### Written task
Retype, exactly as written, every line from the one containing "Give me the matplotlib source for this chart." down to the one containing "plt.rcParams['font.family'] = ['Liberation", including both, and nothing else.
= = =
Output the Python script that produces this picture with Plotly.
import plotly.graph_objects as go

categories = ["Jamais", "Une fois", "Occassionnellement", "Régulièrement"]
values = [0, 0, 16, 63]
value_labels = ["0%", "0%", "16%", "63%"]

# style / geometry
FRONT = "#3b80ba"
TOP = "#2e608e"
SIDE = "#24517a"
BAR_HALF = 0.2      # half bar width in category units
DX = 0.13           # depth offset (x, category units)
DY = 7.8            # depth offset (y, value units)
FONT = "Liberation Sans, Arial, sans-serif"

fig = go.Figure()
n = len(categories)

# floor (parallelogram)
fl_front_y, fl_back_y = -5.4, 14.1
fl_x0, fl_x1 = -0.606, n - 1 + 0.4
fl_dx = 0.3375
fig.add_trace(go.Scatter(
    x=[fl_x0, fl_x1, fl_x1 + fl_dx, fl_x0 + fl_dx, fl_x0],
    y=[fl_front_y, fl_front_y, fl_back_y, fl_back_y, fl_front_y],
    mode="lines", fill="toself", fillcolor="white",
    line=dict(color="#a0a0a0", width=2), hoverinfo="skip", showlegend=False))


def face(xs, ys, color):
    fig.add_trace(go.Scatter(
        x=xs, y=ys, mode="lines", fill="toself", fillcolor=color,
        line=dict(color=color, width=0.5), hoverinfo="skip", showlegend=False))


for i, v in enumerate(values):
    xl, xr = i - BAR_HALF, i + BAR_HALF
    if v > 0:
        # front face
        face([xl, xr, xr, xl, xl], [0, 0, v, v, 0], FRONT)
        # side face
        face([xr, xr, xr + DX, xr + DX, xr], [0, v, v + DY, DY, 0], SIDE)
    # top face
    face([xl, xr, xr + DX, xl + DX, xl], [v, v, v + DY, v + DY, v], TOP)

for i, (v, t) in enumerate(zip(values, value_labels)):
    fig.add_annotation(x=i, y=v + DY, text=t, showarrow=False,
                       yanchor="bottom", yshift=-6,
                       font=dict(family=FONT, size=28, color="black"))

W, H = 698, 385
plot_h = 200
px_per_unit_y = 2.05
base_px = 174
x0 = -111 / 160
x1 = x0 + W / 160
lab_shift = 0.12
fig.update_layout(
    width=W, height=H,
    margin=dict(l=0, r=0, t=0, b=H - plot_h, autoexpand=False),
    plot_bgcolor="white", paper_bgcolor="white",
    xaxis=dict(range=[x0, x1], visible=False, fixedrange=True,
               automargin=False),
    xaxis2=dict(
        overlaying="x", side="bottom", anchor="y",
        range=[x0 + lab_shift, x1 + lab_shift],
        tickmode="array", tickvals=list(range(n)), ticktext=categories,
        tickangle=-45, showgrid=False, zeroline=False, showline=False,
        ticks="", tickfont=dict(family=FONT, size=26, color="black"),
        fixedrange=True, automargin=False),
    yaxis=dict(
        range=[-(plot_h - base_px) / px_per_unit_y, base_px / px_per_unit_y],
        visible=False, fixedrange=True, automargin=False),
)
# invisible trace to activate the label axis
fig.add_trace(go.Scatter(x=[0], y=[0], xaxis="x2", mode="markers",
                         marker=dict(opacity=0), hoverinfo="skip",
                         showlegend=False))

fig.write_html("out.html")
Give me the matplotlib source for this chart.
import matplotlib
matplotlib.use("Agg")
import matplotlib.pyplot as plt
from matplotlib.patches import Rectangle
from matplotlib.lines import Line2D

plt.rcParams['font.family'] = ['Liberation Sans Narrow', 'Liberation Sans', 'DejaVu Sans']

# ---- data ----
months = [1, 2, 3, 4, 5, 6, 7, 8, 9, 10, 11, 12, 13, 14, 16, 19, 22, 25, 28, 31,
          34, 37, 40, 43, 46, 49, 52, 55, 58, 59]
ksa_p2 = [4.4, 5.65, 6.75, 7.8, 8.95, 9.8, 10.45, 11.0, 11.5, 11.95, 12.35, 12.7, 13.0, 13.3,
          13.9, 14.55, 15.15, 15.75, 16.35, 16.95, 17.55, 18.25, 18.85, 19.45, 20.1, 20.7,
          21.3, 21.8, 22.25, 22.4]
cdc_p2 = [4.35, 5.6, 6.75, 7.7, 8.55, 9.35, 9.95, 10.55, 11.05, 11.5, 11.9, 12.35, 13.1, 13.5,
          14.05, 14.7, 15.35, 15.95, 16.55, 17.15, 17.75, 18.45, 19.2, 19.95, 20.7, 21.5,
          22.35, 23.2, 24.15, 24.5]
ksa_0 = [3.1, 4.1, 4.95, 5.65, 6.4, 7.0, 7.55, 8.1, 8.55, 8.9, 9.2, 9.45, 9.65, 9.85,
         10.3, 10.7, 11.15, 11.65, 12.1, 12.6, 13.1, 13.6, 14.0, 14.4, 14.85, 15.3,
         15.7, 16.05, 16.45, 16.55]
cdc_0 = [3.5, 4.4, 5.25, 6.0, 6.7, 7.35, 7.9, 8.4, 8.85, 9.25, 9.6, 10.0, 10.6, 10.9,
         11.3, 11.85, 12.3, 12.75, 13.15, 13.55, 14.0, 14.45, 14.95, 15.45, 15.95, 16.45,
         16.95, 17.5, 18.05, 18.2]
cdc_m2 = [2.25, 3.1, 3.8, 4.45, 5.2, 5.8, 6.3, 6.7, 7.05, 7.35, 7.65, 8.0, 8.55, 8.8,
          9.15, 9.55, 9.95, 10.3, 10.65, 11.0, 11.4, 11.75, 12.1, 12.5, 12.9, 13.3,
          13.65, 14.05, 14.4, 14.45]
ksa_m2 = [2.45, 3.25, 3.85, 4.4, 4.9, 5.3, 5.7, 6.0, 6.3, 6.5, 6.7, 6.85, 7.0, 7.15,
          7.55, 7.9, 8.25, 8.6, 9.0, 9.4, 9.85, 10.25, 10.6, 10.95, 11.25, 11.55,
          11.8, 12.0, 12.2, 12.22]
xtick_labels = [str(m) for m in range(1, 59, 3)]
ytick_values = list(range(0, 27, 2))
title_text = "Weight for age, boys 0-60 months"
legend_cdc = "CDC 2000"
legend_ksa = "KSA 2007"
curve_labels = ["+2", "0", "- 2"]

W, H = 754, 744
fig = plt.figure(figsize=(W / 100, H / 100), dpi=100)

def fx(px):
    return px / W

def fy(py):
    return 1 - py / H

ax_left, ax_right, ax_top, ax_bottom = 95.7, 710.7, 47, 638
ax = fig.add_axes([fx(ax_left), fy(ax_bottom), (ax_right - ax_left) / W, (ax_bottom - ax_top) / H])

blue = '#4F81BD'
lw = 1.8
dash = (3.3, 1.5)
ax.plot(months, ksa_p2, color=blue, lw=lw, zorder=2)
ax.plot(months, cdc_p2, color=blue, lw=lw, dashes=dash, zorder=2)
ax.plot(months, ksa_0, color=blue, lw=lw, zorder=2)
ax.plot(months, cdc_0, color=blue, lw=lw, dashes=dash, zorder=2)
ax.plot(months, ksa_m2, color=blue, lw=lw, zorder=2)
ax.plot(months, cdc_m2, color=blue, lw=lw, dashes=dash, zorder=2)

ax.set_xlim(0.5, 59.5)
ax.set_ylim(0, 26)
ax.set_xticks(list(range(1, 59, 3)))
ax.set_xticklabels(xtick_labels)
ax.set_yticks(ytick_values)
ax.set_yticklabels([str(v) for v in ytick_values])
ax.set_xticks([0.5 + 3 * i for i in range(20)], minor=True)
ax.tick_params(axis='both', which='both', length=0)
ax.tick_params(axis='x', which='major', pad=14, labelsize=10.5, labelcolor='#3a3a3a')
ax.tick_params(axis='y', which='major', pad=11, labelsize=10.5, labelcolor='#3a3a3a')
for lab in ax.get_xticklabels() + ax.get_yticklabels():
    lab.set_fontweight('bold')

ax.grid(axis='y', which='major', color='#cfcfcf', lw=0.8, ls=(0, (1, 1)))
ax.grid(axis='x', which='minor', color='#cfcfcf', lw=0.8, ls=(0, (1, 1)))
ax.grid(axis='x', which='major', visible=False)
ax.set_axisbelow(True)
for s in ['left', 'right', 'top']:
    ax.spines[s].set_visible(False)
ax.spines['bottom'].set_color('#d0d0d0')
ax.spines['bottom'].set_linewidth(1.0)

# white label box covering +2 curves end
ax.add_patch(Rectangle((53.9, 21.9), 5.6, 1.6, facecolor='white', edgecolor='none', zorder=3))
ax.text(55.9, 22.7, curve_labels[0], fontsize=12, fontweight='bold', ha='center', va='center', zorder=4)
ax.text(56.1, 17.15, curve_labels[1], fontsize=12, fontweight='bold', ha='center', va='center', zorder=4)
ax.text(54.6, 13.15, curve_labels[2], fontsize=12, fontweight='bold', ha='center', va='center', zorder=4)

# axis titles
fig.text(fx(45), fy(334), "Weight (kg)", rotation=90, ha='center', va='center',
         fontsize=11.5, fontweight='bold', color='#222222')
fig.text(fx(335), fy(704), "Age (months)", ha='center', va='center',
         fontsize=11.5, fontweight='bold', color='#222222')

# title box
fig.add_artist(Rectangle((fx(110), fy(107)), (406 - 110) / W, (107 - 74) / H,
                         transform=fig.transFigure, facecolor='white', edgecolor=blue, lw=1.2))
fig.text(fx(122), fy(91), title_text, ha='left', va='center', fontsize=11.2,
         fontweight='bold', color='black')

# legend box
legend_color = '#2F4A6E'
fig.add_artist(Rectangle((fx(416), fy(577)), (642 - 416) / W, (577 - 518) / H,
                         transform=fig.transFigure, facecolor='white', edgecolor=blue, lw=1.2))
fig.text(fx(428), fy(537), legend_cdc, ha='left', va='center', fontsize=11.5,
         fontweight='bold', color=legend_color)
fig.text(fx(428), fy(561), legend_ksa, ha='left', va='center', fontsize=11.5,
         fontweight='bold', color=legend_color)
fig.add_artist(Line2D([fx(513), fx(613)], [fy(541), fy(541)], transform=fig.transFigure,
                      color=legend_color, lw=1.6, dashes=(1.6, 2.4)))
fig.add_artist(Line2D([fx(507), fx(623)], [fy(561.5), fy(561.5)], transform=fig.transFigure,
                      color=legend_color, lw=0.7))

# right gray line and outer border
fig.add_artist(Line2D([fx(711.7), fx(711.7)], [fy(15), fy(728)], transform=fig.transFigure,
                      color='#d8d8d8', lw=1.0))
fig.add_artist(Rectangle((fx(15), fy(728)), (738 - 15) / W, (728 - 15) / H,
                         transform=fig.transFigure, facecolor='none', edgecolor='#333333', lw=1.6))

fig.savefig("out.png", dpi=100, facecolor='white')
= = =
### Solution to this exercise
Give me the matplotlib source for this chart.
import matplotlib
matplotlib.use("Agg")
import matplotlib.pyplot as plt
from matplotlib.patches import Rectangle
from matplotlib.lines import Line2D

plt.rcParams['font.family'] = ['Liberation Sans Narrow', 'Liberation Sans', 'DejaVu Sans']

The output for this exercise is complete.